If you’re ready for a night out and find yourself regretting that Nice Tetons! shirt you bought, wheel over to the unfelicitously named Jackson Hole Traders (800-451-1717), where clothing by Eskandar and Rick Owens drapes the walls. Almost every bar and restaurant in Jackson lies within a five-block area of downtown. At Million Dollar cowboy Bar (307-733-2207), located on the main square, you can have a snort (or two) of whiskey while seated on one of the saddle stools that surround the bar. Koshu Wine Bar (307-733-5283) is a wee bit more elegant, pouring Argentine rosés and New Zealand Rieslings alongside small plates. Just about everybody in the neighborhood recommends the rack of lamb at the Blue Lion (307-733-3912) as the best dish in town. Dick Cheney’s crowd can be found at the sleekly rustic Snake River Grill (307-733-0557), while Rendezvous Bistro (307-739-1100) remains the hometown favorite because of the slow-roasted pork and the octopus salad prepared by former Maple Drive chef de cuisine Roger Freedman.

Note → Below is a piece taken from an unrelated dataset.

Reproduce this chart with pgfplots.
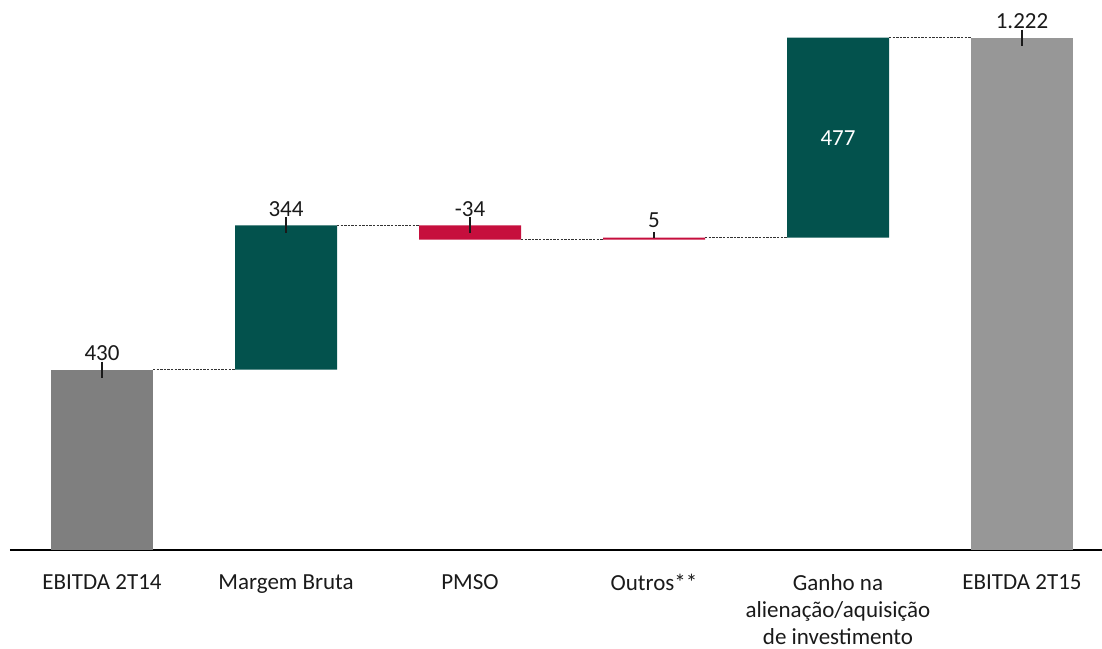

When the snow is falling—and considering that 605 inches fell last year, there’s a good chance it will be—you can do no better than to get a table at Hotel Terra’s Il Villaggio Osteria (also run by Freedman). Some might say the rapini orecchiette and the quattro stagioni pizza served here would even inspire Mozza’s line crew.
Jackson Hole in 60 Seconds
The name: Jackson is the town. Jackson Hole refers to the valley encompassing the town. Population: 9,000. Mountain closing date: Usually the start of April. Getting there: Connecting flights to Jackson Hole from Salt Lake City International Airport (slcairport.com) are available, but you’ll save money driving the four hours. Bottle service: Westside Wine & Spirits, a mile from Teton Village, has the best prices and the friendliest staff. Local favorite: When the mountain gets crowded, they head an hour northck to Grand Targhee Resort (800-827-4433).